FTSE 100 software giant Sage (LSE: SGE) and FTSE 250 gold miner Centamin (LSE: CEY) both reported issues earlier this year that sent their shares spiralling lower. However, today’s Q3 trading update from the former and half-year results from the latter reinforce my view that their setbacks were temporary and that the market overreacted. With the shares of both companies still at depressed levels, I see them as bargain buys today.
Short-term issues
Sage’s shares were trading at over 800p in the first weeks of January but reached a low of under 600p in mid-April. This was because the company lowered its previous guidance of 8% organic revenue growth to 7% for its financial year to 30 September. In its half-year results in May, management said it had identified the root causes of execution issues that had led to the lowered guidance and already made changes. In reporting on the half-year results, my Foolish colleague Paul Summers commented that the issues “have a short-term feel about them.”
The share price has recovered a bit since the April low (and is modestly higher on the back of today’s Q3 update) but at 630p remains well down from the start of the year.

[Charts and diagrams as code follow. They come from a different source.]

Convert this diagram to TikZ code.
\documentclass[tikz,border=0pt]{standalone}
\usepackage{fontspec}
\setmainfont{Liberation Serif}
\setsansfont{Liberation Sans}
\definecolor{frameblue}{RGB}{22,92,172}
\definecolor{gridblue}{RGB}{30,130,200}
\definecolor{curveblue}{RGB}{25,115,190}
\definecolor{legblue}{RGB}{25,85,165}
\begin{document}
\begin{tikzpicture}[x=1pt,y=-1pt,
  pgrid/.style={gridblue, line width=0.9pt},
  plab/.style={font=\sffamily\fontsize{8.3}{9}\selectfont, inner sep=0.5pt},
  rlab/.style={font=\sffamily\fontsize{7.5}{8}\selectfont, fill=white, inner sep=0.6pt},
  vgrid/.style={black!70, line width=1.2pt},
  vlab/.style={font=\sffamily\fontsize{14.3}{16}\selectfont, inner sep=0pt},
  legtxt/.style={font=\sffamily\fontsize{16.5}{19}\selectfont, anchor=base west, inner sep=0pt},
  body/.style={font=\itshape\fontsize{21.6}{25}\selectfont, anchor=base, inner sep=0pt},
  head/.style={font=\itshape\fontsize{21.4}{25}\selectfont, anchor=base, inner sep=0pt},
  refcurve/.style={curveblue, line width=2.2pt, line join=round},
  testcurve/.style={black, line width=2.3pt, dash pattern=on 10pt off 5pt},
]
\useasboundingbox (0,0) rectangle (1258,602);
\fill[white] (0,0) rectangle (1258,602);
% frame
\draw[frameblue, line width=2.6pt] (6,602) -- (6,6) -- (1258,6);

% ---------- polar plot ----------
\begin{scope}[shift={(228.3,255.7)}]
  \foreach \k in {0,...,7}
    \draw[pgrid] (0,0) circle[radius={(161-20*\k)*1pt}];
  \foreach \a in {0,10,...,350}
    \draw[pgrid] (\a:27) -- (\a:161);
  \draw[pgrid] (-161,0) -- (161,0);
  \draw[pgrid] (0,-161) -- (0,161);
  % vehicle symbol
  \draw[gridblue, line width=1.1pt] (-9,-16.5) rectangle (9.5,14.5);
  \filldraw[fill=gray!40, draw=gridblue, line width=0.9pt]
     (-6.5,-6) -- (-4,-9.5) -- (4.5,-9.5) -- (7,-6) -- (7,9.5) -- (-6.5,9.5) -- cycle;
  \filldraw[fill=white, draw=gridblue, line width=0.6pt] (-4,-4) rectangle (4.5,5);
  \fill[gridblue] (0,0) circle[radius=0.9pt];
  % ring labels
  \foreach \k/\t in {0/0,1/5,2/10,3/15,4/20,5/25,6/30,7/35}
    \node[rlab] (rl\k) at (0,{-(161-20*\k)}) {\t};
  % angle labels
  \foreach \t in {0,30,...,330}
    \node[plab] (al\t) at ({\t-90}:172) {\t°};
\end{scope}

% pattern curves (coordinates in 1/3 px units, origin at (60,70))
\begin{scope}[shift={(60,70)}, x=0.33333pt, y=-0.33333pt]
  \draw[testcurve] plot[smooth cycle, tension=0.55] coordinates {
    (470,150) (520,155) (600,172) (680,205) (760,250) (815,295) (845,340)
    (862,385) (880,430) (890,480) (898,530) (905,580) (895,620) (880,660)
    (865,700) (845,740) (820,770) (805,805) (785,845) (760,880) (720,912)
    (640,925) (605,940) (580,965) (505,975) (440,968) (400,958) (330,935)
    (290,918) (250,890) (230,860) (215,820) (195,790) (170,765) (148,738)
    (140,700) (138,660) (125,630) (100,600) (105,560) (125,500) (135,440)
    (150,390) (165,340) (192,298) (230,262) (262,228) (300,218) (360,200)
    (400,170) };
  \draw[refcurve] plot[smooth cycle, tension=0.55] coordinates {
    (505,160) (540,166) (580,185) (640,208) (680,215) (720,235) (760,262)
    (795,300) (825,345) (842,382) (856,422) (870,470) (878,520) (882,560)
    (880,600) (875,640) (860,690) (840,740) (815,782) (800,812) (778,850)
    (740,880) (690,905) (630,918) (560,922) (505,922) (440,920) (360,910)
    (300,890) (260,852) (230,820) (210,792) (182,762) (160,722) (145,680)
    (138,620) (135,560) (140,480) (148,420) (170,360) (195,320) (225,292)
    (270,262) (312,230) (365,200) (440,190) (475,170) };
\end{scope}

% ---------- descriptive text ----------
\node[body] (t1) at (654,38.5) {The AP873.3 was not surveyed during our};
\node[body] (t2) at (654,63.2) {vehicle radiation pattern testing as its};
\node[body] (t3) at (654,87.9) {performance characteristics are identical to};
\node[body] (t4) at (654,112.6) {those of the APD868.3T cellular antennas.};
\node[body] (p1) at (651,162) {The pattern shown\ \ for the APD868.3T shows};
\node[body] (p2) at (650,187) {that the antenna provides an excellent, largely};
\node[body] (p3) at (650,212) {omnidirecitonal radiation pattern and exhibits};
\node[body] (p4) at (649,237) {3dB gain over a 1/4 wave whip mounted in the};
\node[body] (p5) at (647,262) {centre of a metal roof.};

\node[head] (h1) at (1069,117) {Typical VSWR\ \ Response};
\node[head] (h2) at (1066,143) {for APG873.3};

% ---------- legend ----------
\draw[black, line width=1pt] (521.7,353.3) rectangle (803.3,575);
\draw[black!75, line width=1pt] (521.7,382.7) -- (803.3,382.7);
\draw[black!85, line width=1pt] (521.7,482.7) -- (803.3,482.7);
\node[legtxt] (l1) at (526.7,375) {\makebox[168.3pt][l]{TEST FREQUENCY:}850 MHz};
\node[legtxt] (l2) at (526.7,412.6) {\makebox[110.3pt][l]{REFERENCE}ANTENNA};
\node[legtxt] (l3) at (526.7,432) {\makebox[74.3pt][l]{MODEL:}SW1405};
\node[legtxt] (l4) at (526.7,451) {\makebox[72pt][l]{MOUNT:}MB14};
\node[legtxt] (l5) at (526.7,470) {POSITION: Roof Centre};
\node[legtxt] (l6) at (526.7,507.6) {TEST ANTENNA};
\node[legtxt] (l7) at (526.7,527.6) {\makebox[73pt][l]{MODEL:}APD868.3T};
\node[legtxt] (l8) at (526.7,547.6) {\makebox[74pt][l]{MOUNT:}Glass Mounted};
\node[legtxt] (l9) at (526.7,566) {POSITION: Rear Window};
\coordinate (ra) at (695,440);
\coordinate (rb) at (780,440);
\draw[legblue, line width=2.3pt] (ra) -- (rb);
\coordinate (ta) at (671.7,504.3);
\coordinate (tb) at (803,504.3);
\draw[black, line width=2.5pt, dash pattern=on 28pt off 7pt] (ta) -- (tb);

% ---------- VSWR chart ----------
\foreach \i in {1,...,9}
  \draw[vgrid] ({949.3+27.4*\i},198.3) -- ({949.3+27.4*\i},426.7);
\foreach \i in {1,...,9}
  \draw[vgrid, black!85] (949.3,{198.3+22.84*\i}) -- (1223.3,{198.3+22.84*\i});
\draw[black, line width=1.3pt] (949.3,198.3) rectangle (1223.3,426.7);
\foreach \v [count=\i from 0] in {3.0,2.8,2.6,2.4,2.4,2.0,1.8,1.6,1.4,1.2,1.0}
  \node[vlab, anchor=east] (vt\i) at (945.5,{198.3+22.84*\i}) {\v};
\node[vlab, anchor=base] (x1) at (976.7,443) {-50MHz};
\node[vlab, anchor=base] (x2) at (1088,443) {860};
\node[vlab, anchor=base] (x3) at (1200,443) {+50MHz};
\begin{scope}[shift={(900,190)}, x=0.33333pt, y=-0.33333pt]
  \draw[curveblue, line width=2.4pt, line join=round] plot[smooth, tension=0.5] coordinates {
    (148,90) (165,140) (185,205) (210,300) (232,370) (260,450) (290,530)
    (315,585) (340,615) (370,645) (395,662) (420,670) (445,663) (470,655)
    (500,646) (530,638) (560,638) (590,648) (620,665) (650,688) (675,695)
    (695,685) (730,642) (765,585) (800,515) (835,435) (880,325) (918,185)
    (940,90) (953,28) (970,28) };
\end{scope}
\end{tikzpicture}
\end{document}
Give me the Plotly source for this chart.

The company reported accelerating momentum in Q3, pulling nine-month growth in organic revenue up to 6.5% from 6.3% at the half-year and management reiterated the 7% growth guidance for the full-year.
Attractive business
It looks to me very much as if Sage has overcome temporary issues. The business continues to have highly attractive fundamentals and prospects. Management today restated mid-term guidance that “organic revenue growth will reach 10% on a sustainable basis and organic operating profit margins will be at least 27%.” Long-term, the margin aim is at least 30%.
At the start of the year, Sage was trading on a 12-month forward price-to-earnings (P/E) ratio of 23, with a prospective dividend yield of 2.2%. I’ve always considered the stock a good value buy when the P/E is below 20. Currently, it’s less than 18 and the prospective dividend yield is 2.8%.
More buyable than ever
Shares of Centamin plunged on 25 May when the company released an unscheduled production update. It revised its guidance for 2018 for its Sukari Gold Mine in Egypt, as detailed in the table below.
New guidance | Previous guidance | |
Production (ounces) | 505,000 to 515,000 | 580,000 |
Cash cost of production ($ per ounce) | 625 to 640 | 555 |
All-in sustaining costs ($ per ounce) | 875 to 890 | 770 |
The reasons for the lowered guidance were that grades were below budget in a low-grade transitional zone in the open pit, while issues of production equipment availability impacted underground grade. I considered these to be temporary setbacks and with the shares having previously traded at over 160p, I considered the stock good value at 129p.
So far, the market hasn’t agreed with me. The shares are now at around 113p and are little moved by today’s half-year report. In this, the company maintained its revised production and cost guidance, and said improvements in open pit grade were already being realised and that improvement in underground grade is set to come through in Q3.
Trading on a current-year forecast P/E of 14.7, falling to 12.2 next year on the back of forecast 20% earnings growth, Centamin also offers a prospective 4.1% dividend yield, rising to 6.1% next year. The shares look more buyable than ever to me at their current level.